## TASK OBJECTIVE
Reproduce the listing below without any change.

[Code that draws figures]
★ ★ ★ ★ ★ ★ ★

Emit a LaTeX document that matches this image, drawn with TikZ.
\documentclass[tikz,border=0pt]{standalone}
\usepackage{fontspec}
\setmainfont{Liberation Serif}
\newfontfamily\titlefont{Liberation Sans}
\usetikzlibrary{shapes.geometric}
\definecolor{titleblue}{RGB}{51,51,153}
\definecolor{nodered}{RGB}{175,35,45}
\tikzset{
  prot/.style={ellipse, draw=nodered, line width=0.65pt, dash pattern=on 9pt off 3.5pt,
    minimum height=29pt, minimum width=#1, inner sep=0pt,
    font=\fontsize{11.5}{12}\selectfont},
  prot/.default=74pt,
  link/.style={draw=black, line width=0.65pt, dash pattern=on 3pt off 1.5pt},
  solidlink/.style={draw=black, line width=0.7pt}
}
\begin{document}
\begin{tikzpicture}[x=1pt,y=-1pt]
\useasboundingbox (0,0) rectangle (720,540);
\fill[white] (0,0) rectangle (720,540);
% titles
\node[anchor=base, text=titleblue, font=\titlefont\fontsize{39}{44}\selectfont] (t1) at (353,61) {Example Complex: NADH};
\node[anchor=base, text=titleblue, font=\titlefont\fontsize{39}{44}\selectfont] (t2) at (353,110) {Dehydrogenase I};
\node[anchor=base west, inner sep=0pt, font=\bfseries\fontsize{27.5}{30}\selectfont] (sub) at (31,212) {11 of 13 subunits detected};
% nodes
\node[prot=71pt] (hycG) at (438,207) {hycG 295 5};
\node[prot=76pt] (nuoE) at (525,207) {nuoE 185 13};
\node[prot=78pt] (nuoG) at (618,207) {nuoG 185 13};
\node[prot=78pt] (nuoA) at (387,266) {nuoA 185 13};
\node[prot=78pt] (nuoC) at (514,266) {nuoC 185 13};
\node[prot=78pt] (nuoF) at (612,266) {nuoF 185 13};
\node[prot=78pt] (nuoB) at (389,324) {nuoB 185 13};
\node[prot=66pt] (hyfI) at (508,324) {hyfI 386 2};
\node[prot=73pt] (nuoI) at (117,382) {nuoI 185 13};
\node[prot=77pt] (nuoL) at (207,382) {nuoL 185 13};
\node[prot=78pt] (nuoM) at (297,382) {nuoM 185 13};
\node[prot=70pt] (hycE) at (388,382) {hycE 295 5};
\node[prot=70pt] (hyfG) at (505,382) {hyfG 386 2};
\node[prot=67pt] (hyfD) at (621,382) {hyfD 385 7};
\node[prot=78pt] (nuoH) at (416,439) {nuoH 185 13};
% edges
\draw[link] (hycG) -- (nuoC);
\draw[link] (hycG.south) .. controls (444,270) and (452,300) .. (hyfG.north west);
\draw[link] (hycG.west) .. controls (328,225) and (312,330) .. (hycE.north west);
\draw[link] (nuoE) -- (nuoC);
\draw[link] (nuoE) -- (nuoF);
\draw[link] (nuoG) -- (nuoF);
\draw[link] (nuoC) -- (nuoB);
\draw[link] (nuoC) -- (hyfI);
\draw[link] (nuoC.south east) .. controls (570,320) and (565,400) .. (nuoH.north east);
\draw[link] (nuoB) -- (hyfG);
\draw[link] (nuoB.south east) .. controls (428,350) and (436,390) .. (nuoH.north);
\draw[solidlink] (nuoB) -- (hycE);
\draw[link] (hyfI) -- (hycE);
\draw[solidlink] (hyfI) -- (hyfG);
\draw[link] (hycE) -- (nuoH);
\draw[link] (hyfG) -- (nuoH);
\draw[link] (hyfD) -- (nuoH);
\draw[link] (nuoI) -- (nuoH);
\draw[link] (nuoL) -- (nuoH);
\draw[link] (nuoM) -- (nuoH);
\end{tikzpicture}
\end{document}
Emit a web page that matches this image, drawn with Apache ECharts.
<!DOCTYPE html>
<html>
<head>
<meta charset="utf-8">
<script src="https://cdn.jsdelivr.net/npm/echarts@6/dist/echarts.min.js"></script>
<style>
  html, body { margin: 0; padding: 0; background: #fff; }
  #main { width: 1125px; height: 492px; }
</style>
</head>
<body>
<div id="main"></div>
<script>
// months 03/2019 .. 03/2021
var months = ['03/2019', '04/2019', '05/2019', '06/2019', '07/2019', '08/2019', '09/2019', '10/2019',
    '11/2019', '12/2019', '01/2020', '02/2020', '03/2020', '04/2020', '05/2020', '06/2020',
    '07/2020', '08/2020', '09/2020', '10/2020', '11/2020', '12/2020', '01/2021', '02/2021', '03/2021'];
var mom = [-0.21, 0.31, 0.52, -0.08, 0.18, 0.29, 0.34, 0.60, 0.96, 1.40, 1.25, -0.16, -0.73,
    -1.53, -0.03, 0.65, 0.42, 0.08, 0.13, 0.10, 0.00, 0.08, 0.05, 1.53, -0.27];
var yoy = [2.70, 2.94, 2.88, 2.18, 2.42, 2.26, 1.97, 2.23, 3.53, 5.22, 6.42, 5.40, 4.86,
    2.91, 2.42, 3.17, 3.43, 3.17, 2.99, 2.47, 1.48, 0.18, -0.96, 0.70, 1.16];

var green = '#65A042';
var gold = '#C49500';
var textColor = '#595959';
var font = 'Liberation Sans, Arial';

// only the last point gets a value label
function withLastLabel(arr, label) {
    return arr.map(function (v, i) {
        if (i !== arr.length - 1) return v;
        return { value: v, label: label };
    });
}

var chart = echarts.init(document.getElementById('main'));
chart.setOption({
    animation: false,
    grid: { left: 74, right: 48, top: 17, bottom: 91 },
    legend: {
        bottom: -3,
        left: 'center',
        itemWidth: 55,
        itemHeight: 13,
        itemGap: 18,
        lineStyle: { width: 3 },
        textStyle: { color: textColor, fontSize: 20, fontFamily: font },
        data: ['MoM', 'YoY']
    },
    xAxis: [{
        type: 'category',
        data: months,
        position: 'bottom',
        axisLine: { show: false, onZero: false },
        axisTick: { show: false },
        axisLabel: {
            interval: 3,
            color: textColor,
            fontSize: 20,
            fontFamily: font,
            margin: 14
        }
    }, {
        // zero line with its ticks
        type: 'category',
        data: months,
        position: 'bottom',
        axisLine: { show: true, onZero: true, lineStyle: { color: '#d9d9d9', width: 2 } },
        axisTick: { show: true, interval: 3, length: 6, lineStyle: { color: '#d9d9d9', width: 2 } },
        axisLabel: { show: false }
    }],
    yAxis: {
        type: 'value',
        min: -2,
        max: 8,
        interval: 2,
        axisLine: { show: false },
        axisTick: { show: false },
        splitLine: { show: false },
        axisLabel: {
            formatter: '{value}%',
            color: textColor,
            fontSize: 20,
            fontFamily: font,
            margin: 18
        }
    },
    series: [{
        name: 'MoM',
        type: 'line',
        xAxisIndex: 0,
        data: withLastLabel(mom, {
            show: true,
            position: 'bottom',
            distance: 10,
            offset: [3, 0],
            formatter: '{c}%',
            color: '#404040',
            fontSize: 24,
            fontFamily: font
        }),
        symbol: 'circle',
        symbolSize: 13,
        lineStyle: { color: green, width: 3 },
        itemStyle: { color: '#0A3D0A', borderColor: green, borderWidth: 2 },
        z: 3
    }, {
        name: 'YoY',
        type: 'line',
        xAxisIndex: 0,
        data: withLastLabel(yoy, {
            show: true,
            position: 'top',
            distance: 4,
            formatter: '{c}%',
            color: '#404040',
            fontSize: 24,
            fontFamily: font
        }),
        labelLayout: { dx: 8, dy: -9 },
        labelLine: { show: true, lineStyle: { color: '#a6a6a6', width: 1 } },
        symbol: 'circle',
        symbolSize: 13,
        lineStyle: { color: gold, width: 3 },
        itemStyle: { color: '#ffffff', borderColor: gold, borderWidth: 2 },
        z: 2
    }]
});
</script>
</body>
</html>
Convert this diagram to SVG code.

★ ★ ★ ★ ★ ★ ★

## FULL RESPONSE
Emit a LaTeX document that matches this image, drawn with TikZ.
\documentclass[tikz,border=0pt]{standalone}
\usepackage{fontspec}
\setmainfont{Liberation Serif}
\newfontfamily\titlefont{Liberation Sans}
\usetikzlibrary{shapes.geometric}
\definecolor{titleblue}{RGB}{51,51,153}
\definecolor{nodered}{RGB}{175,35,45}
\tikzset{
  prot/.style={ellipse, draw=nodered, line width=0.65pt, dash pattern=on 9pt off 3.5pt,
    minimum height=29pt, minimum width=#1, inner sep=0pt,
    font=\fontsize{11.5}{12}\selectfont},
  prot/.default=74pt,
  link/.style={draw=black, line width=0.65pt, dash pattern=on 3pt off 1.5pt},
  solidlink/.style={draw=black, line width=0.7pt}
}
\begin{document}
\begin{tikzpicture}[x=1pt,y=-1pt]
\useasboundingbox (0,0) rectangle (720,540);
\fill[white] (0,0) rectangle (720,540);
% titles
\node[anchor=base, text=titleblue, font=\titlefont\fontsize{39}{44}\selectfont] (t1) at (353,61) {Example Complex: NADH};
\node[anchor=base, text=titleblue, font=\titlefont\fontsize{39}{44}\selectfont] (t2) at (353,110) {Dehydrogenase I};
\node[anchor=base west, inner sep=0pt, font=\bfseries\fontsize{27.5}{30}\selectfont] (sub) at (31,212) {11 of 13 subunits detected};
% nodes
\node[prot=71pt] (hycG) at (438,207) {hycG 295 5};
\node[prot=76pt] (nuoE) at (525,207) {nuoE 185 13};
\node[prot=78pt] (nuoG) at (618,207) {nuoG 185 13};
\node[prot=78pt] (nuoA) at (387,266) {nuoA 185 13};
\node[prot=78pt] (nuoC) at (514,266) {nuoC 185 13};
\node[prot=78pt] (nuoF) at (612,266) {nuoF 185 13};
\node[prot=78pt] (nuoB) at (389,324) {nuoB 185 13};
\node[prot=66pt] (hyfI) at (508,324) {hyfI 386 2};
\node[prot=73pt] (nuoI) at (117,382) {nuoI 185 13};
\node[prot=77pt] (nuoL) at (207,382) {nuoL 185 13};
\node[prot=78pt] (nuoM) at (297,382) {nuoM 185 13};
\node[prot=70pt] (hycE) at (388,382) {hycE 295 5};
\node[prot=70pt] (hyfG) at (505,382) {hyfG 386 2};
\node[prot=67pt] (hyfD) at (621,382) {hyfD 385 7};
\node[prot=78pt] (nuoH) at (416,439) {nuoH 185 13};
% edges
\draw[link] (hycG) -- (nuoC);
\draw[link] (hycG.south) .. controls (444,270) and (452,300) .. (hyfG.north west);
\draw[link] (hycG.west) .. controls (328,225) and (312,330) .. (hycE.north west);
\draw[link] (nuoE) -- (nuoC);
\draw[link] (nuoE) -- (nuoF);
\draw[link] (nuoG) -- (nuoF);
\draw[link] (nuoC) -- (nuoB);
\draw[link] (nuoC) -- (hyfI);
\draw[link] (nuoC.south east) .. controls (570,320) and (565,400) .. (nuoH.north east);
\draw[link] (nuoB) -- (hyfG);
\draw[link] (nuoB.south east) .. controls (428,350) and (436,390) .. (nuoH.north);
\draw[solidlink] (nuoB) -- (hycE);
\draw[link] (hyfI) -- (hycE);
\draw[solidlink] (hyfI) -- (hyfG);
\draw[link] (hycE) -- (nuoH);
\draw[link] (hyfG) -- (nuoH);
\draw[link] (hyfD) -- (nuoH);
\draw[link] (nuoI) -- (nuoH);
\draw[link] (nuoL) -- (nuoH);
\draw[link] (nuoM) -- (nuoH);
\end{tikzpicture}
\end{document}
Emit a web page that matches this image, drawn with Apache ECharts.
<!DOCTYPE html>
<html>
<head>
<meta charset="utf-8">
<script src="https://cdn.jsdelivr.net/npm/echarts@6/dist/echarts.min.js"></script>
<style>
  html, body { margin: 0; padding: 0; background: #fff; }
  #main { width: 1125px; height: 492px; }
</style>
</head>
<body>
<div id="main"></div>
<script>
// months 03/2019 .. 03/2021
var months = ['03/2019', '04/2019', '05/2019', '06/2019', '07/2019', '08/2019', '09/2019', '10/2019',
    '11/2019', '12/2019', '01/2020', '02/2020', '03/2020', '04/2020', '05/2020', '06/2020',
    '07/2020', '08/2020', '09/2020', '10/2020', '11/2020', '12/2020', '01/2021', '02/2021', '03/2021'];
var mom = [-0.21, 0.31, 0.52, -0.08, 0.18, 0.29, 0.34, 0.60, 0.96, 1.40, 1.25, -0.16, -0.73,
    -1.53, -0.03, 0.65, 0.42, 0.08, 0.13, 0.10, 0.00, 0.08, 0.05, 1.53, -0.27];
var yoy = [2.70, 2.94, 2.88, 2.18, 2.42, 2.26, 1.97, 2.23, 3.53, 5.22, 6.42, 5.40, 4.86,
    2.91, 2.42, 3.17, 3.43, 3.17, 2.99, 2.47, 1.48, 0.18, -0.96, 0.70, 1.16];

var green = '#65A042';
var gold = '#C49500';
var textColor = '#595959';
var font = 'Liberation Sans, Arial';

// only the last point gets a value label
function withLastLabel(arr, label) {
    return arr.map(function (v, i) {
        if (i !== arr.length - 1) return v;
        return { value: v, label: label };
    });
}

var chart = echarts.init(document.getElementById('main'));
chart.setOption({
    animation: false,
    grid: { left: 74, right: 48, top: 17, bottom: 91 },
    legend: {
        bottom: -3,
        left: 'center',
        itemWidth: 55,
        itemHeight: 13,
        itemGap: 18,
        lineStyle: { width: 3 },
        textStyle: { color: textColor, fontSize: 20, fontFamily: font },
        data: ['MoM', 'YoY']
    },
    xAxis: [{
        type: 'category',
        data: months,
        position: 'bottom',
        axisLine: { show: false, onZero: false },
        axisTick: { show: false },
        axisLabel: {
            interval: 3,
            color: textColor,
            fontSize: 20,
            fontFamily: font,
            margin: 14
        }
    }, {
        // zero line with its ticks
        type: 'category',
        data: months,
        position: 'bottom',
        axisLine: { show: true, onZero: true, lineStyle: { color: '#d9d9d9', width: 2 } },
        axisTick: { show: true, interval: 3, length: 6, lineStyle: { color: '#d9d9d9', width: 2 } },
        axisLabel: { show: false }
    }],
    yAxis: {
        type: 'value',
        min: -2,
        max: 8,
        interval: 2,
        axisLine: { show: false },
        axisTick: { show: false },
        splitLine: { show: false },
        axisLabel: {
            formatter: '{value}%',
            color: textColor,
            fontSize: 20,
            fontFamily: font,
            margin: 18
        }
    },
    series: [{
        name: 'MoM',
        type: 'line',
        xAxisIndex: 0,
        data: withLastLabel(mom, {
            show: true,
            position: 'bottom',
            distance: 10,
            offset: [3, 0],
            formatter: '{c}%',
            color: '#404040',
            fontSize: 24,
            fontFamily: font
        }),
        symbol: 'circle',
        symbolSize: 13,
        lineStyle: { color: green, width: 3 },
        itemStyle: { color: '#0A3D0A', borderColor: green, borderWidth: 2 },
        z: 3
    }, {
        name: 'YoY',
        type: 'line',
        xAxisIndex: 0,
        data: withLastLabel(yoy, {
            show: true,
            position: 'top',
            distance: 4,
            formatter: '{c}%',
            color: '#404040',
            fontSize: 24,
            fontFamily: font
        }),
        labelLayout: { dx: 8, dy: -9 },
        labelLine: { show: true, lineStyle: { color: '#a6a6a6', width: 1 } },
        symbol: 'circle',
        symbolSize: 13,
        lineStyle: { color: gold, width: 3 },
        itemStyle: { color: '#ffffff', borderColor: gold, borderWidth: 2 },
        z: 2
    }]
});
</script>
</body>
</html>
Convert this diagram to SVG code.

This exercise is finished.